Our desire to change will become prominent when we realise our desires, actions, attitudes and our behaviour are not serving us and meeting our needs on a value level.
If we want more from our lives than we currently have then we will adjust ourselves accordingly until we get it.
Ask yourself: What do I really want and what am I prepared to do to achieve it? Am I willing to put in the work? Am I interested in self-actualization and becoming all that I can be?
The Change Curve will explain the emotional stages you may be experiencing during this period of change.
The cycle for dealing with change typically follows a course of six distinct phases.
Shock: disbelief may be short-lived but is characterised be a sharp decline in motivation.
Denial: feel change isn’t necessary. Will see a decline in performance as a loss of direction is felt.
Anger: feelings of unfairness and injustice can be experienced.
Depression: reality has begun to sink in- this represents the lowest point for the person in terms of morale and performance.

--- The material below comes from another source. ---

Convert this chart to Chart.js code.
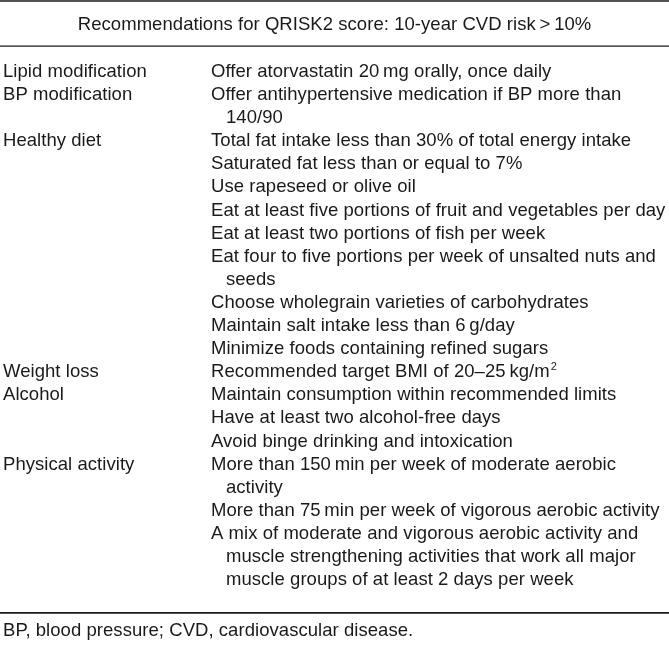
<!DOCTYPE html>
<html>
<head>
<meta charset="utf-8">
<script src="https://cdn.jsdelivr.net/npm/chart.js@4"></script>
<style>
  html, body { margin: 0; padding: 0; background: #ffffff; }
  #wrap { width: 669px; height: 646px; }
</style>
</head>
<body>
<div id="wrap"><canvas id="c" width="669" height="646"></canvas></div>
<script>
// ---- Data (text content of the table) ----
const title = "Recommendations for QRISK2 score: 10-year CVD risk\u2009>\u200910%";
const categories = [
  "Lipid modification",
  "BP modification",
  "Healthy diet",
  "Weight loss",
  "Alcohol",
  "Physical activity"
];
const lipidRecs = [["Offer atorvastatin 20\u2009mg orally, once daily"]];
const bpRecs = [["Offer antihypertensive medication if BP more than", "140/90"]];
const dietRecs = [
  ["Total fat intake less than 30% of total energy intake"],
  ["Saturated fat less than or equal to 7%"],
  ["Use rapeseed or olive oil"],
  ["Eat at least five portions of fruit and vegetables per day"],
  ["Eat at least two portions of fish per week"],
  ["Eat four to five portions per week of unsalted nuts and", "seeds"],
  ["Choose wholegrain varieties of carbohydrates"],
  ["Maintain salt intake less than 6\u2009g/day"],
  ["Minimize foods containing refined sugars"]
];
const weightRecs = [["Recommended target BMI of 20\u201325\u2009kg/m^2"]];
const alcoholRecs = [
  ["Maintain consumption within recommended limits"],
  ["Have at least two alcohol-free days"],
  ["Avoid binge drinking and intoxication"]
];
const activityRecs = [
  ["More than 150\u2009min per week of moderate aerobic", "activity"],
  ["More than 75\u2009min per week of vigorous aerobic activity"],
  ["A mix of moderate and vigorous aerobic activity and", "muscle strengthening activities that work all major", "muscle groups of at least 2 days per week"]
];
const recommendations = [lipidRecs, bpRecs, dietRecs, weightRecs, alcoholRecs, activityRecs];
const footnote = "BP, blood pressure; CVD, cardiovascular disease.";

// ---- Layout / style (in scale units: columns on x, text lines on y) ----
const COL_LABEL = 0, COL_REC = 1, COL_WRAP = 1.072, COL_CENTER = 1.594;
const TITLE_LINE = -2.03, FOOT_LINE = 24.2;
const RULES = [{ y: -3.29, w: 1.6 }, { y: -1.34, w: 1.2 }, { y: 23.2, w: 1.6 }];
const FONT = '18.5px "Liberation Sans", Arial, Helvetica, sans-serif';
const SUP_FONT = '11px "Liberation Sans", Arial, Helvetica, sans-serif';
const INK = '#1a1a1a';

// Build table points from the arrays
const labelPoints = [], recPoints = [];
let line = 0;
categories.forEach((cat, i) => {
  labelPoints.push({ x: COL_LABEL, y: line, text: cat });
  recommendations[i].forEach(rec => {
    rec.forEach((t, j) => {
      recPoints.push({ x: j === 0 ? COL_REC : COL_WRAP, y: line, text: t });
      line++;
    });
  });
});
const titlePoints = [{ x: COL_CENTER, y: TITLE_LINE, text: title, align: 'center' }];
const footPoints = [{ x: COL_LABEL, y: FOOT_LINE, text: footnote }];

function drawRich(ctx, text, x, y, align) {
  // supports a single ^2 style superscript
  const parts = text.split('^');
  ctx.font = FONT;
  let total = ctx.measureText(parts[0]).width;
  if (parts.length > 1) { ctx.font = SUP_FONT; total += ctx.measureText(parts[1]).width + 1; }
  let cx = align === 'center' ? x - total / 2 : x;
  ctx.font = FONT;
  ctx.fillText(parts[0], cx, y);
  if (parts.length > 1) {
    cx += ctx.measureText(parts[0]).width + 1;
    ctx.font = SUP_FONT;
    ctx.fillText(parts[1], cx, y - 7);
  }
}

const tablePlugin = {
  id: 'tableText',
  afterDatasetsDraw(chart) {
    const ctx = chart.ctx;
    const ys = chart.scales.y;
    const area = chart.chartArea;
    ctx.save();
    ctx.strokeStyle = INK;
    RULES.forEach(r => {
      const py = ys.getPixelForValue(r.y);
      ctx.lineWidth = r.w;
      ctx.beginPath();
      ctx.moveTo(area.left, py);
      ctx.lineTo(area.right, py);
      ctx.stroke();
    });
    ctx.fillStyle = INK;
    ctx.textBaseline = 'alphabetic';
    ctx.textAlign = 'left';
    if ('letterSpacing' in ctx) ctx.letterSpacing = '0.05px';
    chart.data.datasets.forEach((ds, di) => {
      const meta = chart.getDatasetMeta(di);
      meta.data.forEach((el, i) => {
        const p = ds.data[i];
        drawRich(ctx, p.text, el.x, el.y, p.align);
      });
    });
    ctx.restore();
  }
};

new Chart(document.getElementById('c'), {
  type: 'scatter',
  data: {
    datasets: [
      { label: 'title', data: titlePoints },
      { label: 'categories', data: labelPoints },
      { label: 'recommendations', data: recPoints },
      { label: 'footnote', data: footPoints }
    ]
  },
  options: {
    responsive: false,
    animation: false,
    events: [],
    layout: { padding: 0 },
    elements: { point: { radius: 0, hoverRadius: 0 } },
    plugins: { legend: { display: false }, tooltip: { enabled: false } },
    scales: {
      x: { type: 'linear', display: false, min: -0.0144, max: 3.2019 },
      y: { type: 'linear', display: false, reverse: true, min: -3.333, max: 24.632 }
    }
  },
  plugins: [tablePlugin]
});
</script>
</body>
</html>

Acceptance/letting go: the positive elements of change begin to emerge and people accept that change is inevitable, striving to work with it rather than against it.
Integration: individuals adapt to new ways of living with renewed energy and enthusiasm.
The Change Transition Curve helps to understand the negative consequences of change such as a decline in motivation, performance and engagement with others, friends and family will be able to respond to the anticipated problems proactively before they actually occur.